* WRITTEN TASK *
Return, without pictures, the lines from the start of the data through the one that contains "import seaborn as sns".

* SOURCE MATERIAL *
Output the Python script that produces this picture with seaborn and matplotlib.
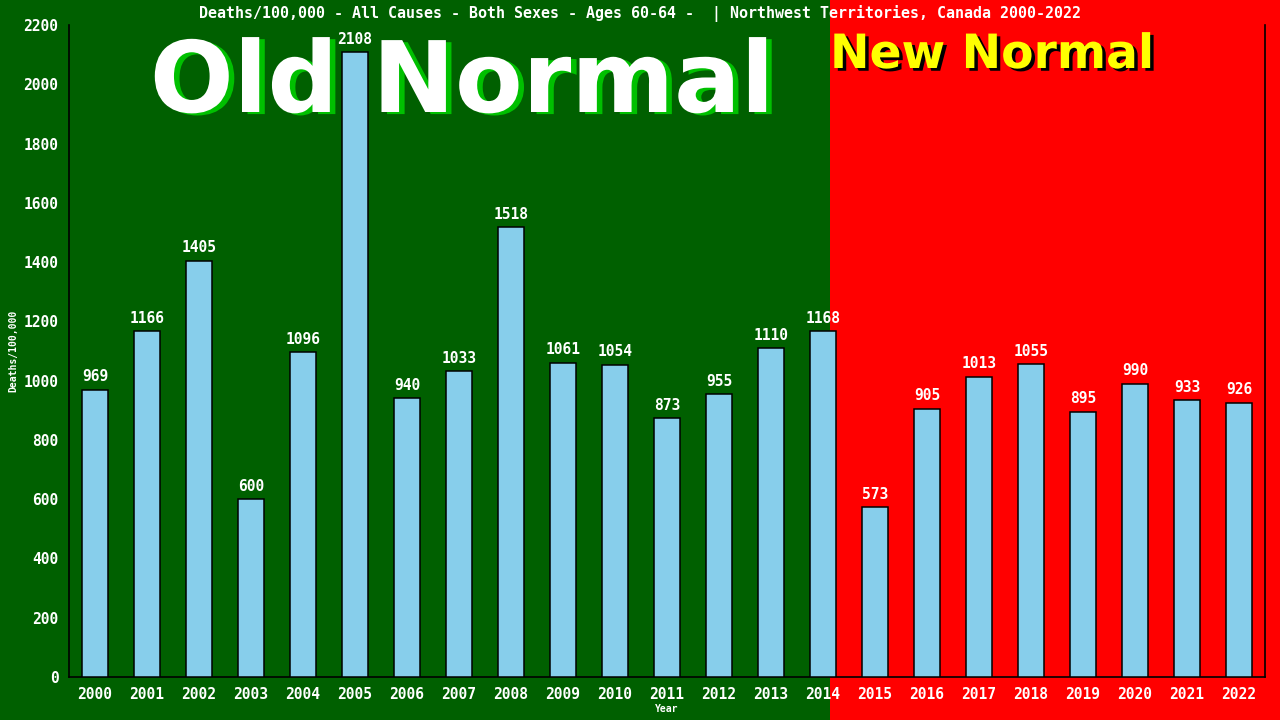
import pandas as pd
import matplotlib
matplotlib.use("Agg")
import matplotlib.pyplot as plt
import matplotlib.patheffects as pe
from matplotlib.patches import Rectangle
import seaborn as sns

# data
years = [str(y) for y in range(2000, 2023)]
deaths = [969, 1166, 1405, 600, 1096, 2108, 940, 1033, 1518, 1061, 1054, 873,
          955, 1110, 1168, 573, 905, 1013, 1055, 895, 990, 933, 926]
y_ticks = list(range(0, 2201, 200))
title = "Deaths/100,000 - All Causes - Both Sexes - Ages 60-64 -  | Northwest Territories, Canada 2000-2022"

df = pd.DataFrame({"Year": years, "Deaths": deaths})

sns.set_style("white")
plt.rcParams["font.family"] = ["DejaVu Sans Mono", "DejaVu Sans"]

GREEN = "#006000"
RED = "#ff0000"
MONO = "DejaVu Sans Mono"

fig = plt.figure(figsize=(12.8, 7.2), dpi=100, facecolor=GREEN)
# red "new normal" half of the background
fig.patches.append(Rectangle((830 / 1280, 0), 1 - 830 / 1280, 1,
                             transform=fig.transFigure, facecolor=RED,
                             edgecolor="none", zorder=-2))

ax = fig.add_axes([69 / 1280, 43 / 720, 1196 / 1280, 652 / 720])
ax.set_facecolor("none")
ax.set_zorder(1)

sns.barplot(data=df, x="Year", y="Deaths", color="#87CEEB", saturation=1,
            width=0.5, edgecolor="black", linewidth=1.1, ax=ax, zorder=3)

for i, v in enumerate(deaths):
    ax.annotate(str(v), (i, v), xytext=(0, 6), textcoords="offset points",
                ha="center", va="baseline", color="white", fontsize=10.5,
                fontweight="bold", family=MONO, zorder=4)

ax.set_xlim(-0.5, len(years) - 0.5)
ax.set_ylim(0, 2200)
ax.set_yticks(y_ticks)

ax.tick_params(axis="y", direction="inout", length=7, width=1, color="black",
               labelcolor="white", labelsize=10.5, pad=4)
ax.tick_params(axis="x", length=0, labelcolor="white", labelsize=10.5, pad=7)
for lab in ax.get_xticklabels() + ax.get_yticklabels():
    lab.set_family(MONO)
    lab.set_fontweight("bold")

for side in ["left", "bottom", "right"]:
    ax.spines[side].set_color("black")
    ax.spines[side].set_linewidth(1.2)
ax.spines["top"].set_visible(False)

ax.set_xlabel("Year", color="white", fontsize=7, fontweight="bold", family=MONO, labelpad=2)
ax.set_ylabel("Deaths/100,000", color="white", fontsize=7, fontweight="bold", family=MONO, labelpad=4)

fig.text(0.5, 1 - 18 / 720, title, ha="center", va="baseline", color="white",
         fontsize=10.8, fontweight="bold", family=MONO)

fig.text(462 / 1280, 1 - 112 / 720, "Old Normal", ha="center", va="baseline",
         color="white", fontsize=71, fontweight="bold", family="DejaVu Sans",
         path_effects=[pe.withSimplePatchShadow(offset=(4, -1.5), shadow_rgbFace="#00c000", alpha=1)],
         zorder=0)

fig.text(830 / 1280, 1 - 68 / 720, "New Normal", ha="left", va="baseline",
         color="#ffff00", fontsize=34, fontweight="bold", family="DejaVu Sans",
         path_effects=[pe.withSimplePatchShadow(offset=(2.5, -2), shadow_rgbFace="black", alpha=1)],
         zorder=0)

fig.savefig("out.png", dpi=100, facecolor=GREEN)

* ANSWER BELOW *
Output the Python script that produces this picture with seaborn and matplotlib.
import pandas as pd
import matplotlib
matplotlib.use("Agg")
import matplotlib.pyplot as plt
import matplotlib.patheffects as pe
from matplotlib.patches import Rectangle
import seaborn as sns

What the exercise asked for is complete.